The sergeant had sighed wearily, then readjusted his BDU soft cap so that it rested in a more relaxed position. After staring sadly at them for a moment, as though looking into the future, he’d said, “Look fellas. Today’s Army… well… y’all are a bunch of pussies. But that ain’t your fault, ya see, ’cause America today is a bunch of pussies.”

Some of the marketing copy about the novel being about ‘coming of age’ and the ‘horrors of war,’ I didn’t get. The main character, Walton, seems to enjoy the war part of things a lot. It’s like a high-octane version of the Boy Scouts. He gets shot at on mountains, has to cross rivers, and hikes around a lot.

The part that is unbearable is the peace, and being treated like garbage by women, along with living in a culture that’s insane. That part is what’s harder for the main character than having friends die and being shot at. The nihilistic sexual politics are what drives him over the edge, traumatizes him, much more than the war does.

The war part is straightforward by comparison — even when getting shot, it mostly makes sense, at the lower level.
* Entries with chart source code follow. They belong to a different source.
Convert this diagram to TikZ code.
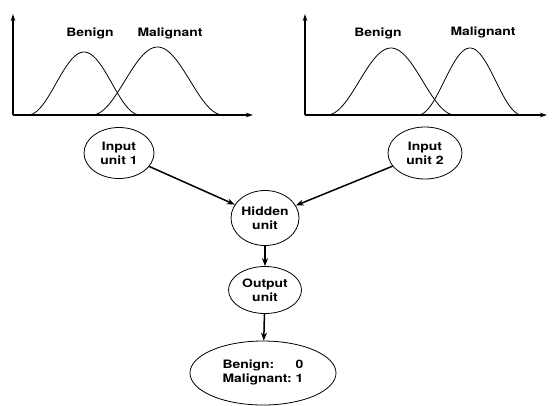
\documentclass[tikz,border=0pt]{standalone}
\usepackage{fontspec}
\setmainfont{TeX Gyre Heros}[FakeStretch=1.2]
\usetikzlibrary{shapes.geometric,arrows.meta}
\begin{document}
\begin{tikzpicture}[x=1pt,y=-1pt,
	txt/.style={font=\fontsize{11.6}{14}\selectfont\bfseries},
	unit/.style={txt,draw,shape=ellipse,inner sep=0pt,align=center,line width=0.8pt},
	link/.style={-{Stealth[length=8pt,width=6pt]},line width=1.5pt},
	axis/.style={-{Stealth[length=7pt,width=4.5pt]},line width=1.1pt}]
\useasboundingbox (0,0) rectangle (553,405);
% the two input distributions
\foreach \o/\t in {13/253,305/547}{
	\draw[axis] (\o,115)--(\o,14);
	\draw[axis] (\o,115)--(\t,115);
};
\foreach \a/\b/\h in {28/140/63,92/223/68,327/455/67,418/522/67}{
	\draw[line width=0.8pt] plot[domain=0:1,samples=50,smooth]
		({\a+(\b-\a)*\x},{115-\h*(1-cos(360*\x))/2});
};
\foreach \x/\y/\s/\n in {90/33/Benign/b1,170/33/Malignant/m1,378/33/Benign/b2,483/32/Malignant/m2}{
	\node[txt,name=\n] at (\x,\y){\s};
};
% the network
\node[unit,minimum width=70pt,minimum height=51pt,name=in1] at (119,153){Input\\unit 1};
\node[unit,minimum width=74pt,minimum height=52pt,name=in2] at (425,153){Input\\unit 2};
\node[unit,minimum width=68pt,minimum height=55pt,name=hid] at (265,218){Hidden\\unit};
\node[unit,minimum width=73pt,minimum height=47pt,name=out] at (265,290){Output\\unit};
\node[unit,minimum width=146pt,minimum height=64pt,name=res] at (263,373){%
	\begin{tabular}{@{}l@{\ }r@{}}Benign:&0\\Malignant:&1\end{tabular}};
\draw[link] (in1)--(hid);
\draw[link] (in2)--(hid);
\draw[link] (hid)--(out);
\draw[link] (out)--(res);
\end{tikzpicture}
\end{document}
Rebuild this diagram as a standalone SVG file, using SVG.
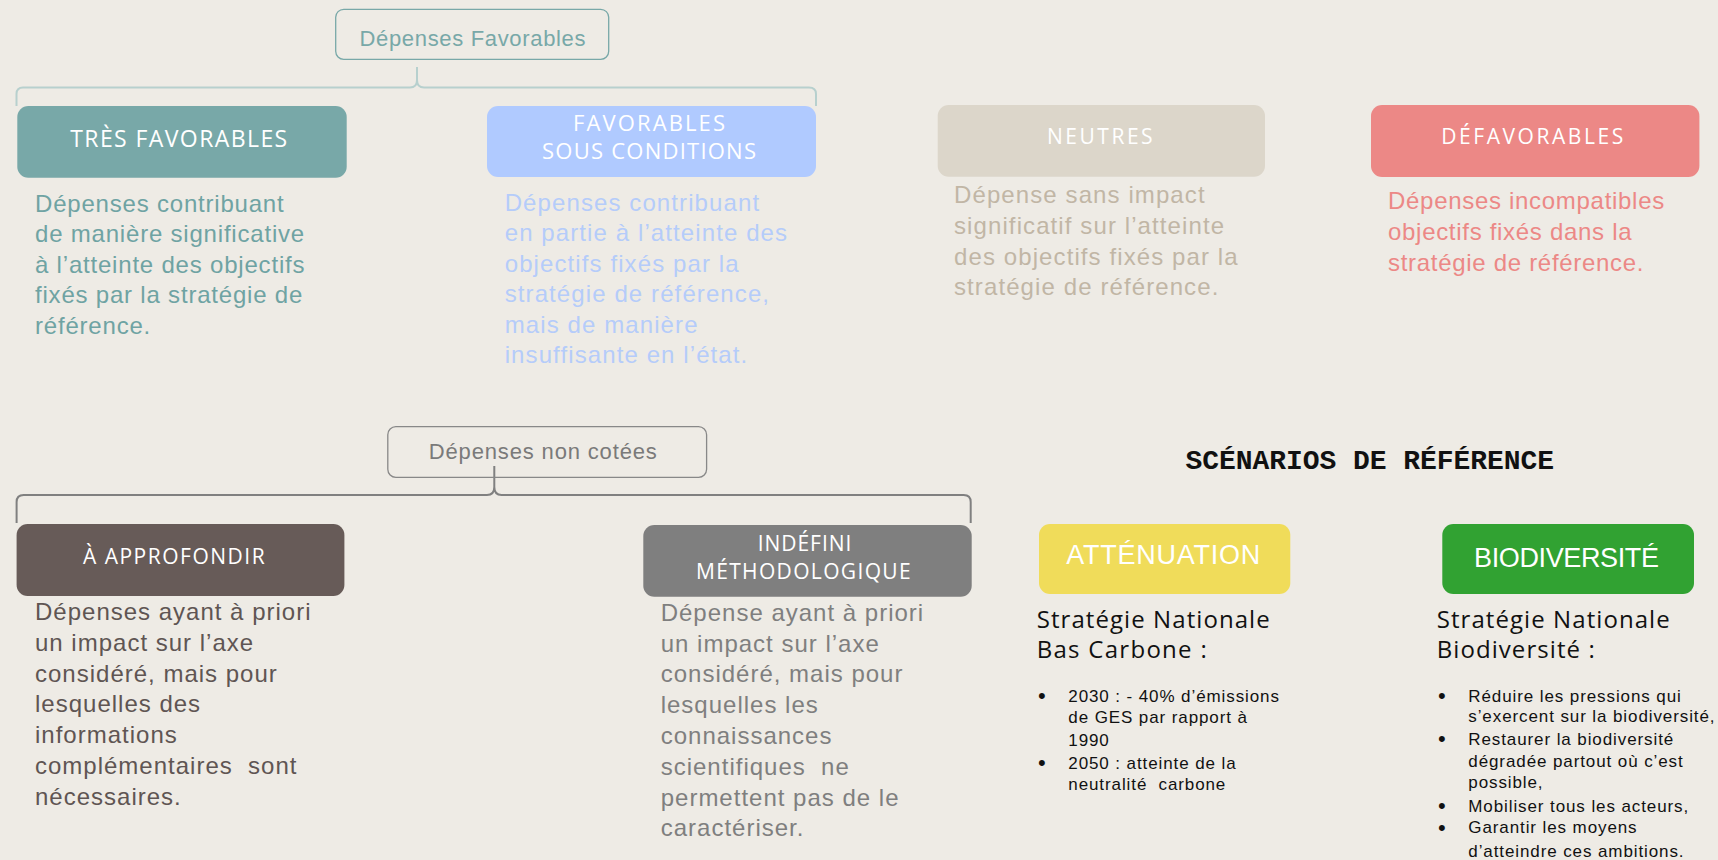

While I wouldn’t call ‘Breakfast’ high literature, it’s an affecting, readable novel that speaks authentically about a certain people in a certain time. Most of the verbiage around the War on Terror experience gets filtered through Baby Boomer sensibilities about the Vietnam War that don’t really translate well to younger people who are enduring the fallout from that generation’s social-revolution-making.